June 18, 2018
Orion’s brokers are experts when it comes to helping their clients to the point of funding and closing the loan. Brokers work with real estate agents, escrow & title officers, inspectors, and everyone else involved in helping finance a home. Yes, the Federal Reserve increased short term rates last week, but regardless of interest rates, it is important for brokers, and borrowers, to know what happens after a loan closes. And where do your client’s monthly payments go?
If you think about it, and to explain to your client, after their loan closes with Orion, it is like a bond, like those issued by the U.S. Government through the Treasury. The U.S. issues T-bills, notes, or bonds, that pay interest. They are viewed as the safest securities in the world. Anyone in the world can buy securities issued by the U.S. Government, and when interest payments are made, they are electronically transferred into the bank accounts of the holder.
When your client takes out a mortgage, someone (usually some financial institution) “holds” that mortgage. That is, they’re the lender and they must be paid back. Nowadays it’s not always obvious who holds a mortgage, as it may have been sold to someone else, much like a Treasury bond can be sold. The composition of mortgage holders has changed over time.

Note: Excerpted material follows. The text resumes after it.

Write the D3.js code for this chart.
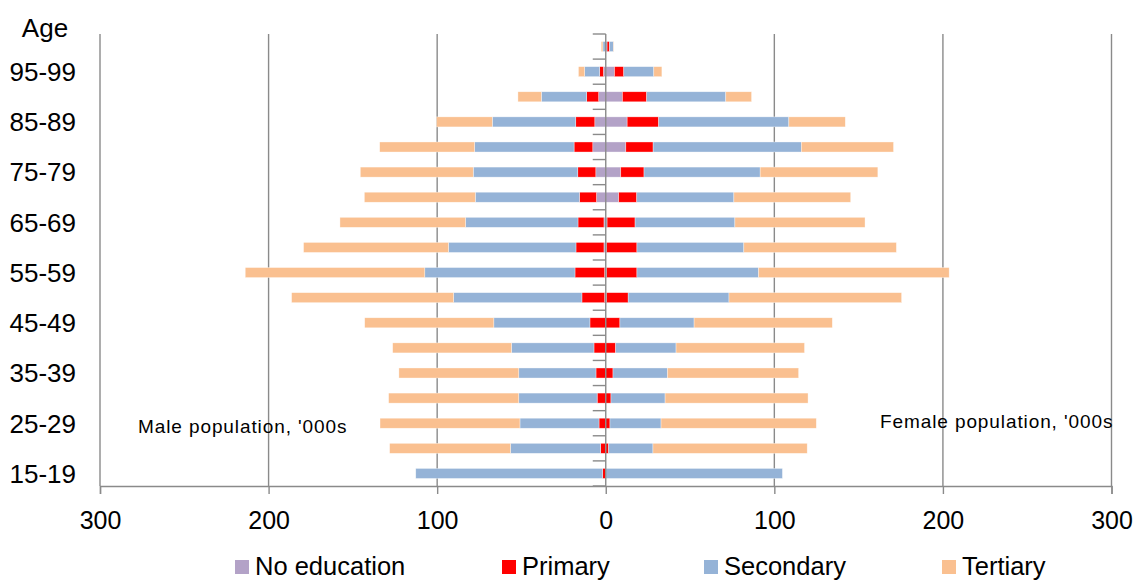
<!DOCTYPE html>
<html>
<head>
<meta charset="utf-8">
<script src="https://cdn.jsdelivr.net/npm/d3@7"></script>
<style>
  html, body { margin: 0; padding: 0; background: #fff; }
  svg { display: block; font-family: "Liberation Sans", Arial, sans-serif; }
</style>
</head>
<body>
<svg id="chart" width="1137" height="581"></svg>
<script>
// ---- data (bottom to top) ----
const ageGroups = ["15-19","20-24","25-29","30-34","35-39","40-44","45-49","50-54","55-59",
                   "60-64","65-69","70-74","75-79","80-84","85-89","90-94","95-99","100+"];
const ageTickLabels = ["15-19","25-29","35-39","45-49","55-59","65-69","75-79","85-89","95-99"];
const seriesNames = ["No education","Primary","Secondary","Tertiary"];
const seriesColors = ["#B3A2C7","#FF0000","#95B3D7","#FAC090"];

const maleNoEducation = [0,0,0,0,0,0,0,0.65,0.65,1.07,1.07,5.5,5.9,7.7,6.5,4.2,1.4,0.1];
const malePrimary     = [1.8,3.0,4.0,5.1,5.8,7.0,9.4,13.5,17.6,16.6,15.4,10.1,10.7,11.1,11.3,7.1,2.2,0.1];
const maleSecondary   = [110.9,53.5,46.9,46.5,45.8,48.9,57,76.1,89.1,75.6,66.7,61.8,62,59,49.5,26.9,8.9,1.5];
const maleTertiary    = [0,71.7,83,77.2,71.1,70.5,76.6,96.1,106.5,86,74.5,65.8,67,56.3,33.1,13.9,3.7,1.0];

const femaleNoEducation = [0,0,0,0,0,0,0,0.5,0.5,0.5,0.8,7.7,8.9,11.9,12.7,9.9,5.2,0.8];
const femalePrimary     = [0.1,1.7,2.5,3.1,4.3,5.9,8.4,12.8,18,18,16.6,10.7,13.8,16.2,18.7,14.4,5.5,1.4];
const femaleSecondary   = [104.7,26.3,30.3,32.1,32.3,35.8,44,59.8,72.1,63.4,59.2,57.6,68.9,87.9,77.2,46.9,17.8,2.4];
const femaleTertiary    = [0,91.5,92.1,84.8,77.8,76.2,82,102.4,113.1,90.5,77.2,69.3,69.8,54.7,33.5,15.3,4.8,0.3];

const xTickValues = [-300,-200,-100,0,100,200,300];
const maleLabel = "Male population, '000s";
const femaleLabel = "Female population, '000s";
const ageTitle = "Age";

// ---- build tables ----
const keys = ["ne","pr","se","te"];
const maleRows = ageGroups.map((a,i)=>({age:a, ne:maleNoEducation[i], pr:malePrimary[i], se:maleSecondary[i], te:maleTertiary[i]}));
const femaleRows = ageGroups.map((a,i)=>({age:a, ne:femaleNoEducation[i], pr:femalePrimary[i], se:femaleSecondary[i], te:femaleTertiary[i]}));
const stack = d3.stack().keys(keys);
const maleStack = stack(maleRows);
const femaleStack = stack(femaleRows);

// ---- scales ----
const svg = d3.select("#chart");
const plotTop = 34, plotBottom = 486;
const x = d3.scaleLinear().domain([-300,300]).range([100,1111.5]);
const y = d3.scaleBand().domain(ageGroups.slice().reverse()).range([plotTop, plotBottom])
            .paddingInner(0.6).paddingOuter(0.3);
const color = d3.scaleOrdinal().domain(keys).range(seriesColors);
const gridColor = "#8a8a8a";

// gridlines (behind bars)
svg.append("g").selectAll("line").data(xTickValues.filter(v=>v!==0)).join("line")
  .attr("x1", d=>x(d)).attr("x2", d=>x(d))
  .attr("y1", plotTop).attr("y2", plotBottom)
  .attr("stroke", gridColor).attr("stroke-width", 1.4);

// bars
function drawSide(stacked, sign) {
  svg.append("g").selectAll("g").data(stacked).join("g")
    .attr("fill", d=>color(d.key))
    .selectAll("rect").data(d=>d).join("rect")
      .attr("x", d=> sign<0 ? x(-d[1]) : x(d[0]))
      .attr("width", d=> Math.abs(x(d[1]) - x(d[0])))
      .attr("y", d=>y(d.data.age))
      .attr("height", y.bandwidth())
      .attr("stroke", "#ffffff").attr("stroke-width", 0.6).attr("stroke-opacity", 0.6);
}
drawSide(maleStack, -1);
drawSide(femaleStack, 1);

// bottom axis
const xAxis = svg.append("g").attr("transform", `translate(0,${plotBottom})`)
  .call(d3.axisBottom(x).tickValues(xTickValues).tickFormat(d=>Math.abs(d)).tickSize(8).tickPadding(17));
xAxis.select(".domain").attr("stroke", gridColor).attr("stroke-width", 1.4);
xAxis.selectAll(".tick line").attr("stroke", gridColor).attr("stroke-width", 1.4);
xAxis.selectAll(".tick text").attr("font-size", "25px").attr("fill", "#000")
  .attr("font-family", "'Liberation Sans', Arial, sans-serif");

// center axis with ticks at category boundaries
const step = y.step();
const boundaries = d3.range(ageGroups.length + 1).map(i => plotTop + i*step);
const cg = svg.append("g");
cg.append("line").attr("x1", x(0)).attr("x2", x(0)).attr("y1", plotTop).attr("y2", plotBottom)
  .attr("stroke", gridColor).attr("stroke-width", 1.4);
cg.selectAll("line.t").data(boundaries).join("line").attr("class","t")
  .attr("x1", x(0)-13).attr("x2", x(0)).attr("y1", d=>d).attr("y2", d=>d)
  .attr("stroke", gridColor).attr("stroke-width", 1.4);

// y labels
svg.append("g").selectAll("text").data(ageTickLabels).join("text")
  .attr("x", 76).attr("y", d=>y(d) + y.bandwidth()/2)
  .attr("dy", "0.36em")
  .attr("text-anchor", "end").attr("font-size", "26px").attr("fill", "#000")
  .text(d=>d);
svg.append("text").attr("x", 45).attr("y", 37).attr("text-anchor", "middle")
  .attr("font-size", "26px").attr("fill", "#000").text(ageTitle);

// population labels
svg.append("text").attr("x", 138).attr("y", 433).attr("font-size", "19px")
  .attr("letter-spacing", "0.9px").attr("fill", "#000").text(maleLabel);
svg.append("text").attr("x", 880).attr("y", 427.5).attr("font-size", "19px")
  .attr("letter-spacing", "0.9px").attr("fill", "#000").text(femaleLabel);

// legend
const legendX = [235, 502, 704, 942];
const lg = svg.append("g");
seriesNames.forEach((name,i)=>{
  lg.append("rect").attr("x", legendX[i]).attr("y", 560).attr("width", 14).attr("height", 14)
    .attr("fill", seriesColors[i]);
  lg.append("text").attr("x", legendX[i] + 20).attr("y", 574.5).attr("font-size", "25.5px")
    .attr("fill", "#000").text(name);
});
</script>
</body>
</html>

Initially, it was mostly banks—but also some individuals and, to a small degree, also the government.
Gradually, mortgage pools and trusts have taken over—that is, companies that specialize in the pooling of similar mortgages that can then be sold as securities. Thus, the so-called securitization of mortgages. But many were not stable, and the government took over a large portion of their portfolios in 2010 to stabilize the mortgage and real estate markets. Fortunately, things have steadied.